Monday Morning Query: Is Procurement a Finance or Operations Function?
The Context
The next topic that Ardent Partners (a leading supply management research firm) will be focusing on is the relationship between the CPO & the CFO in a research report that will publish at the end of November. As a prelude to that research effort, I am in London this week where I will be speaking at an event organized by Sievo on just this topic.
One question that I will pose in my presentation is the question of procurement’s larger role in the organization and whether it should be considered a finance function, an operations function, a blend of the two, or something else?
Like a Rorschach slide, how a person answers the question will say much about the orientation, focus, and worldview that the person brings to his/her role.
The upcoming research report will focus on this question in great detail by examining the two competing worldviews (finance and procurement), understanding their implications, and highlighting how successful enterprises bridge the organizational gap and develop strong collaborative ties that deliver great value.
How do you see it? Please weigh in here or better still, help improve our research by participating in it. Drop me a note if you are interested in connecting on this topic.
Cheers!
Andrew, this question would never be asked of sales and marketing. The sales strategy stands alone as part of the firms go to market and growth strategies.

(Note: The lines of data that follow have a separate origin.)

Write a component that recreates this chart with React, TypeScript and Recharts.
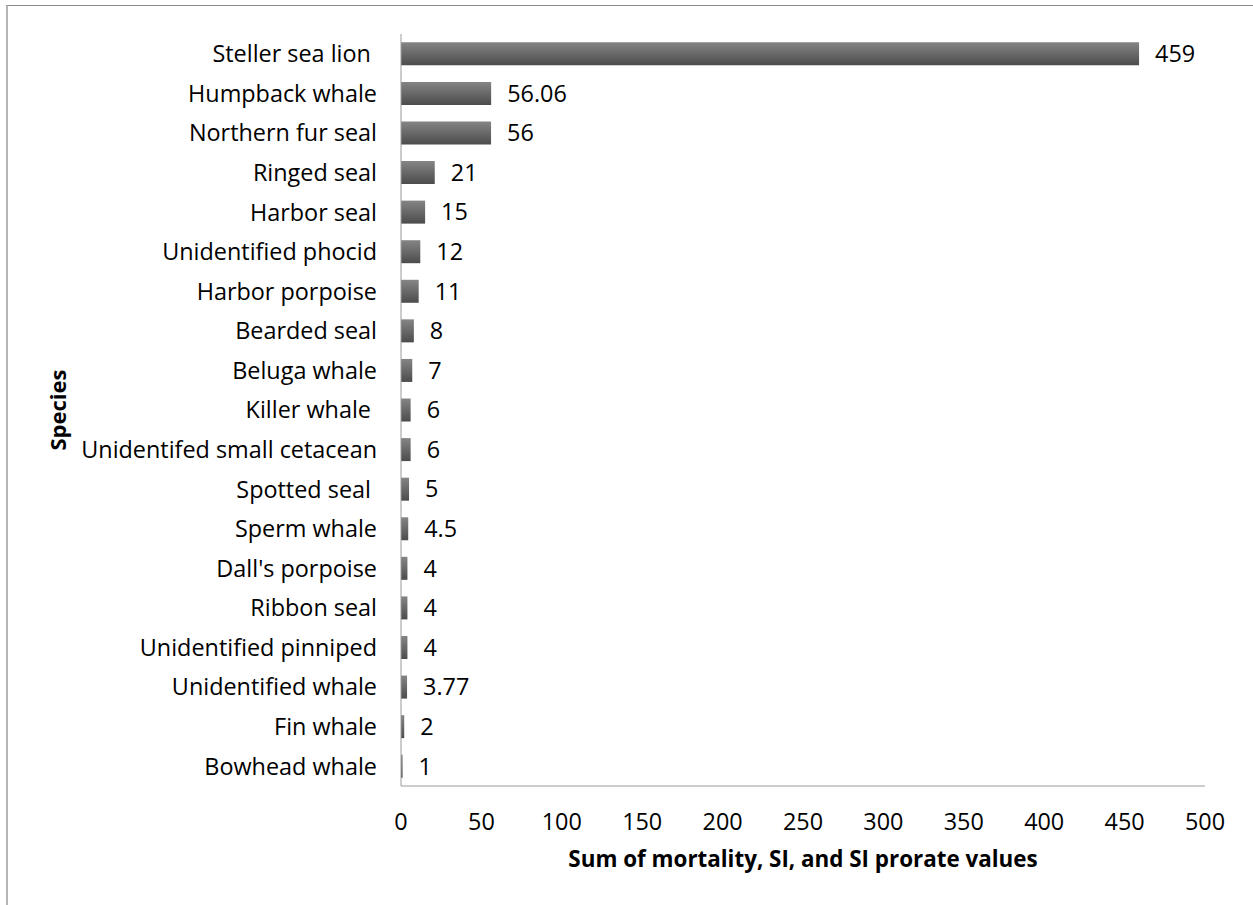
import React from 'react';
import { BarChart, Bar, XAxis, YAxis, LabelList } from 'recharts';

const species = [
  'Steller sea lion ',
  'Humpback whale',
  'Northern fur seal',
  'Ringed seal',
  'Harbor seal',
  'Unidentified phocid',
  'Harbor porpoise',
  'Bearded seal',
  'Beluga whale',
  'Killer whale ',
  'Unidentifed small cetacean',
  'Spotted seal ',
  'Sperm whale',
  "Dall's porpoise",
  'Ribbon seal',
  'Unidentified pinniped',
  'Unidentified whale',
  'Fin whale',
  'Bowhead whale',
];
const values = [459, 56.06, 56, 21, 15, 12, 11, 8, 7, 6, 6, 5, 4.5, 4, 4, 4, 3.77, 2, 1];
const xTicks = [0, 50, 100, 150, 200, 250, 300, 350, 400, 450, 500];

const data = species.map((s, i) => ({ species: s, value: values[i] }));

const FONT = 'Open Sans, sans-serif';
const FS = 23.4;

const YTick = (props: any) => {
  const { x, y, payload } = props;
  return (
    <text x={x} y={y} dy="0.36em" textAnchor="end" fontFamily={FONT} fontSize={FS} fill="#000" style={{ whiteSpace: 'pre' }}>
      {payload.value}
    </text>
  );
};

export default function App() {
  return (
    <div style={{ position: 'absolute', left: 0, top: 0, width: 1253, height: 905, background: '#fff' }}>
      <div style={{ position: 'absolute', left: 6, top: 5, right: 0, bottom: 0, borderTop: '1px solid #8c8c8c', borderLeft: '2px solid #b5b5b5' }} />
      <BarChart
        width={1253}
        height={905}
        data={data}
        layout="vertical"
        margin={{ top: 34, right: 48, bottom: 24, left: 0 }}
        barCategoryGap="21%"
        style={{ position: 'absolute', left: 0, top: 0 }}
      >
        <defs>
          <linearGradient id="barGrad" x1="0" y1="0" x2="0" y2="1">
            <stop offset="0%" stopColor="#858585" />
            <stop offset="100%" stopColor="#4c4c4c" />
          </linearGradient>
        </defs>
        <XAxis
          type="number"
          domain={[0, 500]}
          ticks={xTicks}
          interval={0}
          tickLine={false}
          tickMargin={21}
          stroke="#9a9a9a"
          tick={{ fill: '#000', fontSize: FS, fontFamily: FONT }}
          height={95}
          label={{ value: 'Sum of mortality, SI, and SI prorate values', position: 'insideBottom', offset: 14, style: { fontWeight: 'bold', fontSize: 22.4, fontFamily: FONT, fill: '#000' } }}
        />
        <YAxis
          type="category"
          dataKey="species"
          width={401}
          interval={0}
          tickLine={false}
          tickMargin={18}
          stroke="#9a9a9a"
          tick={<YTick />}
          label={{ value: 'Species', angle: -90, position: 'insideLeft', offset: 58, style: { fontWeight: 'bold', fontSize: 22, fontFamily: FONT, fill: '#000', textAnchor: 'middle' } }}
        />
        <Bar dataKey="value" fill="url(#barGrad)" isAnimationActive={false}>
          <LabelList dataKey="value" position="right" offset={16} style={{ fontSize: FS, fontFamily: FONT, fill: '#000' }} />
        </Bar>
      </BarChart>
    </div>
  );
}
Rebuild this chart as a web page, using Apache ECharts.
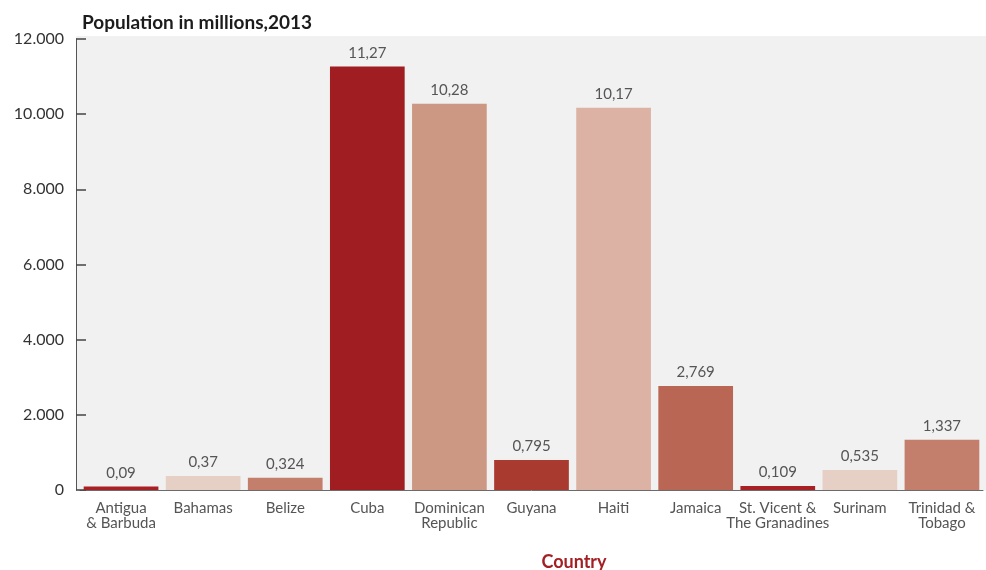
<!DOCTYPE html>
<html>
<head>
<meta charset="utf-8">
<script src="https://cdn.jsdelivr.net/npm/echarts@6/dist/echarts.min.js"></script>
<style>
  html, body { margin: 0; padding: 0; background: #fff; }
  #chart { width: 986px; height: 570px; }
</style>
</head>
<body>
<div id="chart"></div>
<script>
// Population in thousands, 2013
const countries = [
  'Antigua\n& Barbuda', 'Bahamas', 'Belize', 'Cuba', 'Dominican\nRepublic',
  'Guyana', 'Haiti', 'Jamaica', 'St. Vicent &\nThe Granadines', 'Surinam', 'Trinidad &\nTobago'
];
const population = [90, 370, 324, 11270, 10280, 795, 10170, 2769, 109, 535, 1337];
const barColors = [
  '#a81f24', '#e6cfc4', '#c47f6c', '#a01d21', '#cc9884',
  '#a83a2f', '#dbb2a4', '#b96754', '#a81f24', '#e6cfc4', '#c47e6c'
];
const yTicks = { min: 0, max: 12000, interval: 2000 };

const FONT = 'Lato, "Open Sans", sans-serif';

// thousands with a dot separator: 12000 -> "12.000"
const fmtTick = v => String(v).replace(/\B(?=(\d{3})+(?!\d))/g, '.');
// value in millions with a decimal comma: 11270 -> "11,27"
const fmtMillions = v => String(v / 1000).replace('.', ',');

const chart = echarts.init(document.getElementById('chart'), null, { renderer: 'canvas' });

chart.setOption({
  backgroundColor: '#ffffff',
  animation: false,
  title: [{
    text: 'Population in millions,2013',
    left: 77,
    top: 8,
    textStyle: { fontFamily: FONT, fontSize: 19, fontWeight: 'bold', color: '#1c1c1c' }
  }, {
    // x axis caption
    text: 'Country',
    left: 569,
    top: 548,
    textAlign: 'center',
    textStyle: { fontFamily: FONT, fontSize: 18, fontWeight: 'bold', color: '#a31f24' }
  }],
  graphic: [{
    // plot panel, spanning from the y axis line to the right edge
    type: 'rect',
    z: -10,
    silent: true,
    shape: { x: 76, y: 36, width: 910, height: 454.5 },
    style: { fill: '#f0f1f0' }
  }],
  grid: { left: 80, right: 3, top: 39, bottom: 80 },
  xAxis: {
    type: 'category',
    data: countries,
    axisLine: { show: true, lineStyle: { color: '#6b6b6b', width: 1 } },
    axisTick: { show: false },
    axisLabel: {
      interval: 0,
      margin: 11,
      fontFamily: FONT,
      fontSize: 15,
      lineHeight: 15,
      color: '#555555'
    }
  },
  yAxis: {
    type: 'value',
    min: yTicks.min,
    max: yTicks.max,
    interval: yTicks.interval,
    offset: 4,
    axisLine: { show: true, lineStyle: { color: '#555555', width: 1 } },
    axisTick: { show: true, inside: true, length: 10, lineStyle: { color: '#444444', width: 1.5 } },
    splitLine: { show: false },
    axisLabel: {
      margin: 12,
      fontFamily: FONT,
      fontSize: 16,
      color: '#333333',
      formatter: fmtTick
    }
  },
  series: [{
    type: 'bar',
    barCategoryGap: '9%',
    data: population.map((v, i) => ({ value: v, itemStyle: { color: barColors[i] } })),
    label: {
      show: true,
      position: 'top',
      distance: 6,
      fontFamily: FONT,
      fontSize: 15,
      color: '#555555',
      formatter: p => fmtMillions(p.value)
    }
  }]
});
</script>
</body>
</html>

In turn I believe procurement should stand alone as part of the fundamental make or buy strategies which determine much of the firms internal and external cost structures and the risk which must be managed in conducting business.
Both finance and operations strategies such as capital requirements and lean vrs flexible operating systems fall out of the strategic sales and procurement decisions.
Dave –
Great thought and interesting take. In your view, who should manage procurement? To whom should the CPO report?
Andrew,
Undoubtedly, in most organizations procurement does report to one of these parts of the organization. Like much with procurement however, the logic dictating this depends upon the maturity of the procurement organization. So assuming a mature procurement capability, I argue:
1. Once procurement moves beyond controlling only direct purchases and takes on indirect purchases such as IT, HR, Legal etc then reporting to operations no longer makes sense.
2. Likewise once procurement shakes off the shackles of cost savings and moves to capture innovation to support growth, the brand and CSR then equally reporting to Finance no longer seams productive.
As procurement becomes more strategic (aligning internal and external resources to support business objectives), its role moves more and more towards aligning more closely with Sales & Marketing. Reviewing trends and events in external markets (Demand & Supply Side), routinely reviewing internal and external capabilities and developing future scenarios to influence business strategy.
In such a situation I see two logical implications for procurements reporting relationships:
1. CPO reports direct to CEO
2. CPO & Sales and Marketing report to a “Chief Commercial Officer” for want of a better name.
I belief such a reporting relationship supports the business fundamental that “every business has to buy, add value and sell”. This simplified value chain places procurement at as a core business competency – not a support function.